The Desire for Personal Space Is Not Rejection
One important misconception is that emotional distance always signals dissatisfaction with a partner.
In many cases, seeking space is actually a healthy psychological need.
As people age, they often become more aware of:
- Their own mental and emotional limits
- The importance of solitude for reflection
- The need for personal autonomy
Space does not necessarily mean detachment. For many individuals, it is a way to recharge so they can remain engaged in the relationship in a healthier way.
The challenge arises when one partner interprets space as emotional abandonment rather than self-regulation.
Life Transitions and Their Emotional Impact
Midlife and later-life transitions can also reshape emotional dynamics in marriage:
- Children leaving home
- Career changes or retirement
- Health challenges
- Financial uncertainty
- Loss of loved ones
Each of these transitions can shift identity and emotional priorities. In some cases, partners grow closer through shared adaptation. In others, they grow apart as they process change differently.
Distance may emerge not from the relationship itself, but from individual coping styles during major life changes.
When Distance Is a Signal, Not a Problem
Emotional distance is not always negative. Sometimes it is a signal that something in the relationship needs attention.
It may indicate:
- Unspoken needs that have not been addressed
- A desire for more meaningful communication
- Emotional exhaustion that requires rest and support
- A mismatch in expectations about connection
In these cases, distance is less a breakdown and more a message. It invites reflection rather than judgment.
Rebuilding Emotional Connection
When couples notice growing distance, rebuilding connection is often possible—but it requires intention.
Helpful approaches include:
- Creating time for uninterrupted conversation
- Expressing needs without blame or accusation
- Reintroducing shared activities that are enjoyable, not obligatory
- Acknowledging emotional labor and redistributing responsibilities
- Seeking professional support when patterns feel stuck
Most importantly, reconnection depends on curiosity rather than assumption. Instead of asking, “Why are they pulling away?” it can be more useful to ask, “What is changing in their emotional experience?”
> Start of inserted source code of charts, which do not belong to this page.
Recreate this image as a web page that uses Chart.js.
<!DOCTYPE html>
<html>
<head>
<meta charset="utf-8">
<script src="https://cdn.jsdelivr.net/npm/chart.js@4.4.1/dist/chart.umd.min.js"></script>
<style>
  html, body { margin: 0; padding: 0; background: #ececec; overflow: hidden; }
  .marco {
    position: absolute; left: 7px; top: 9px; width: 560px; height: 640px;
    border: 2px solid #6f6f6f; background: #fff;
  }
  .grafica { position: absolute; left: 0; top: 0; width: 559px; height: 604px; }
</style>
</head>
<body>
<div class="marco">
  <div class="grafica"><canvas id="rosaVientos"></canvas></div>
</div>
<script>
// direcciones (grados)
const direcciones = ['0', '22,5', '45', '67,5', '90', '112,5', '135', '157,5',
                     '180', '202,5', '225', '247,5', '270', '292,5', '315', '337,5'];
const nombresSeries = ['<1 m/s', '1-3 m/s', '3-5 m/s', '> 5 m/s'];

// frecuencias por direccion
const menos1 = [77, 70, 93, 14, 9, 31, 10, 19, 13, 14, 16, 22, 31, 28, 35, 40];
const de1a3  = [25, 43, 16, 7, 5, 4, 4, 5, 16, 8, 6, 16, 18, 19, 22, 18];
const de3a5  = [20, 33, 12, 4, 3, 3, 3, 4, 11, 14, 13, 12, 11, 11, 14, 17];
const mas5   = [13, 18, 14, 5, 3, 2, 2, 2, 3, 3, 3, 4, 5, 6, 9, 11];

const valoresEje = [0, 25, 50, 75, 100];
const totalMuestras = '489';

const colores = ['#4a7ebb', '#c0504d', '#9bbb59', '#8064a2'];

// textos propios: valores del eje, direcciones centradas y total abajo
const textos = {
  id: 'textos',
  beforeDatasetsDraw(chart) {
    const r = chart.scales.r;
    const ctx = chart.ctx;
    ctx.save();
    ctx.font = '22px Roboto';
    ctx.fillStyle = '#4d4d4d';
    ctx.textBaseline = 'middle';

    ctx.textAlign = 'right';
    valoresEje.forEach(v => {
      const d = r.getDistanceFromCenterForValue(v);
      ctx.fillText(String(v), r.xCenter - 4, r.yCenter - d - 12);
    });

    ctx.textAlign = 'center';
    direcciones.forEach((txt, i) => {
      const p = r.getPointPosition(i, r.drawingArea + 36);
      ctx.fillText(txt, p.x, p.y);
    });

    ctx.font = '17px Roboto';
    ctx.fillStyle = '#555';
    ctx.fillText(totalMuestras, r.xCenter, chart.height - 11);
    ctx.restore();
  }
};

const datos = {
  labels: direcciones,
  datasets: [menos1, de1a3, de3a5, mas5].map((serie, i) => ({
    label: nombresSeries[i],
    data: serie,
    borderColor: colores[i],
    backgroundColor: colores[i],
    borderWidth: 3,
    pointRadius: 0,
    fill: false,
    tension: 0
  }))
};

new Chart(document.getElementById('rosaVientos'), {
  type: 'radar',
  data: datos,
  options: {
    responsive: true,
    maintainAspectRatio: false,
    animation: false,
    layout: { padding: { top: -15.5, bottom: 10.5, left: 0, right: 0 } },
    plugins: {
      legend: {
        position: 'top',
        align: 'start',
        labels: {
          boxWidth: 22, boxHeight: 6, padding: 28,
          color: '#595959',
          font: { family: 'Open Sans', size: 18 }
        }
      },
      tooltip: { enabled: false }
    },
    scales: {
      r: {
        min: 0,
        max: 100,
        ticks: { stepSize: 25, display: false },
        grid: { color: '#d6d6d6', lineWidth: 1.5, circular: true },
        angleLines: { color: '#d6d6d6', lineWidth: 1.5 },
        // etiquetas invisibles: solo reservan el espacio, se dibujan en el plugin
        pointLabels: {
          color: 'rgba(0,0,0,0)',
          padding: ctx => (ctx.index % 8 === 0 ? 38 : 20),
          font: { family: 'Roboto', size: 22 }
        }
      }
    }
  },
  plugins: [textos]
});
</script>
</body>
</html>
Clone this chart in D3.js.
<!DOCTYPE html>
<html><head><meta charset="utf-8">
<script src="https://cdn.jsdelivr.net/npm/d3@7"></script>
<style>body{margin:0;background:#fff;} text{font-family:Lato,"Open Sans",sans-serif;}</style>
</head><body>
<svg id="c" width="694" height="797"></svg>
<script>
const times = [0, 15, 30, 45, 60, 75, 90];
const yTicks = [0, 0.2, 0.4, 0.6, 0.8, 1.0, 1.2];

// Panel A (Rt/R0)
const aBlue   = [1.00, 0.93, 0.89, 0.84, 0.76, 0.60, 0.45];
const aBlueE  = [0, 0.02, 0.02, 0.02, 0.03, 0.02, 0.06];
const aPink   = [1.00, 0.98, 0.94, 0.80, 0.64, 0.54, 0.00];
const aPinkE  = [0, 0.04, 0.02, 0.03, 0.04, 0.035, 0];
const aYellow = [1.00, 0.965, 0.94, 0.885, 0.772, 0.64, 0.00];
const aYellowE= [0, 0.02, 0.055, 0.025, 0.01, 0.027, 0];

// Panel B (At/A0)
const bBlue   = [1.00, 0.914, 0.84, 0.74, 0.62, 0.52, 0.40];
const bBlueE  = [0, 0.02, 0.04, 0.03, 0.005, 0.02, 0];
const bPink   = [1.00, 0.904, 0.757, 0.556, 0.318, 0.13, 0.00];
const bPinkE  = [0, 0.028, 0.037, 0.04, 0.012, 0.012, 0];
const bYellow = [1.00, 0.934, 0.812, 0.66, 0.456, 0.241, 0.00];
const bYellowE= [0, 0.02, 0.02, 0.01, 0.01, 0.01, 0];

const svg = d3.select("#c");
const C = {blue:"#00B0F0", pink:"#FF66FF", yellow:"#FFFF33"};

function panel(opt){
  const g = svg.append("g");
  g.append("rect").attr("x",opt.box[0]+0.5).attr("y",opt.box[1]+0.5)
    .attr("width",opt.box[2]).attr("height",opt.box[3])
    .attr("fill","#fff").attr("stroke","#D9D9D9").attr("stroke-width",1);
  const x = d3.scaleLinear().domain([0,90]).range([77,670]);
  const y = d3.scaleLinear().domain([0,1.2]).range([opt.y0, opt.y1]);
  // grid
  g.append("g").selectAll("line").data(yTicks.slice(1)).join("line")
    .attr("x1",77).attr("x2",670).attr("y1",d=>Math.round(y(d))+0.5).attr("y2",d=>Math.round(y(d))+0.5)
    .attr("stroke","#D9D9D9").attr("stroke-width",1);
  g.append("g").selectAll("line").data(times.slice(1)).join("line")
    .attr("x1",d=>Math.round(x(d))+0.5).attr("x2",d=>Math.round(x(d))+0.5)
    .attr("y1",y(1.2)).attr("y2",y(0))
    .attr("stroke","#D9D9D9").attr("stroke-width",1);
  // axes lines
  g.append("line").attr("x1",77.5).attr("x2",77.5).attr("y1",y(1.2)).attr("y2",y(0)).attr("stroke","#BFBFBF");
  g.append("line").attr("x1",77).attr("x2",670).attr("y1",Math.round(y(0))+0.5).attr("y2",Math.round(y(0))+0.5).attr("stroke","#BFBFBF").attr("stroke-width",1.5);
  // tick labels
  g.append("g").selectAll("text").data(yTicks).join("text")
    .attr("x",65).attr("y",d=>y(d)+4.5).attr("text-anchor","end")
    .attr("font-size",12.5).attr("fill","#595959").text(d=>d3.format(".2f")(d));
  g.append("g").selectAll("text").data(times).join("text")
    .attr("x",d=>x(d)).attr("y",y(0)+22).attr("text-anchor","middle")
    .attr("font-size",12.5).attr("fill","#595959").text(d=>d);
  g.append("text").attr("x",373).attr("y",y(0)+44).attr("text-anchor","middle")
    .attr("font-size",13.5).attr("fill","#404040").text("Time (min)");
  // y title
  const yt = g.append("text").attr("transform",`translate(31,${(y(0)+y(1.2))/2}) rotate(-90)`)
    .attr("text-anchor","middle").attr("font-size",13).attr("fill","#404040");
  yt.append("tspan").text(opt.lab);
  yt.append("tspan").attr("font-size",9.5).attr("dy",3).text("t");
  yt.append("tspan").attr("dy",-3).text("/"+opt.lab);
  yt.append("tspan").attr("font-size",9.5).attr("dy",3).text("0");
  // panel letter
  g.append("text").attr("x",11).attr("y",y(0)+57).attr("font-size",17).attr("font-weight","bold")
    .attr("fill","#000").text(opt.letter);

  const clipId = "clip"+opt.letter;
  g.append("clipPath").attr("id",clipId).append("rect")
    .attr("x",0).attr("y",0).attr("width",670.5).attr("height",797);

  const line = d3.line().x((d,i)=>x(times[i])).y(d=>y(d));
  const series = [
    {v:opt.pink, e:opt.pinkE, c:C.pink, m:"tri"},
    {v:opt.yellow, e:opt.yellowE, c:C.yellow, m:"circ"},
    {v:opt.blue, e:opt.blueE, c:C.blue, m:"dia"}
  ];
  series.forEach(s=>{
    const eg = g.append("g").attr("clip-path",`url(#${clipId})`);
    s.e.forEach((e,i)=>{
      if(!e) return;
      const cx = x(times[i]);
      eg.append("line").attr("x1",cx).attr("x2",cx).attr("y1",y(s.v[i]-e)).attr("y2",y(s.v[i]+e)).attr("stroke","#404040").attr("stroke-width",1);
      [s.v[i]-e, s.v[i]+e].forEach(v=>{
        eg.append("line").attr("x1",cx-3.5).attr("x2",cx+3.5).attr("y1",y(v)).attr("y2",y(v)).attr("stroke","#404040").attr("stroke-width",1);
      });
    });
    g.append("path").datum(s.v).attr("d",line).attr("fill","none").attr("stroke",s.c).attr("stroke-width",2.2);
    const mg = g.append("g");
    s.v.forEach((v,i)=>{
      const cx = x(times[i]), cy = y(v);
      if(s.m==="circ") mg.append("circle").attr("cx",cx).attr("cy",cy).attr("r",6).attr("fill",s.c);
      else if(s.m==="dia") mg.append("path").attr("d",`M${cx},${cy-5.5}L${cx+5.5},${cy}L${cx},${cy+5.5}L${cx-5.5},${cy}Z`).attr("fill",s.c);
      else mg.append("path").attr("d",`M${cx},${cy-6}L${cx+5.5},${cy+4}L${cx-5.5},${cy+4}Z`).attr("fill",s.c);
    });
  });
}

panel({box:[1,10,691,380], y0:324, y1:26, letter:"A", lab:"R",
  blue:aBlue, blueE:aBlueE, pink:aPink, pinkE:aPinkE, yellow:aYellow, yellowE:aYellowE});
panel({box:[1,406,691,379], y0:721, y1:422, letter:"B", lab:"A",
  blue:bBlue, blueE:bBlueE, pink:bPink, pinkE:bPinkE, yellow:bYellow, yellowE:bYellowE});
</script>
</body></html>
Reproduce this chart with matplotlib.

A More Realistic Understanding of Long-Term Love
Long-term relationships are not static. They evolve continuously, shaped by time, stress, growth, and changing identity.
Emotional distance is not exclusive to one gender, nor is it inevitable with age. It is usually the result of complex, layered experiences that accumulate over years.
Sometimes distance reflects burnout. Sometimes it reflects personal growth. Sometimes it reflects unresolved needs. And sometimes it simply reflects two people evolving at different emotional speeds.
What matters most is not assuming intent, but understanding process.
Because in most long-term partnerships, distance is rarely the end of love—it is often a sign that something in the emotional system of the relationship is asking to be seen, understood, and adjusted.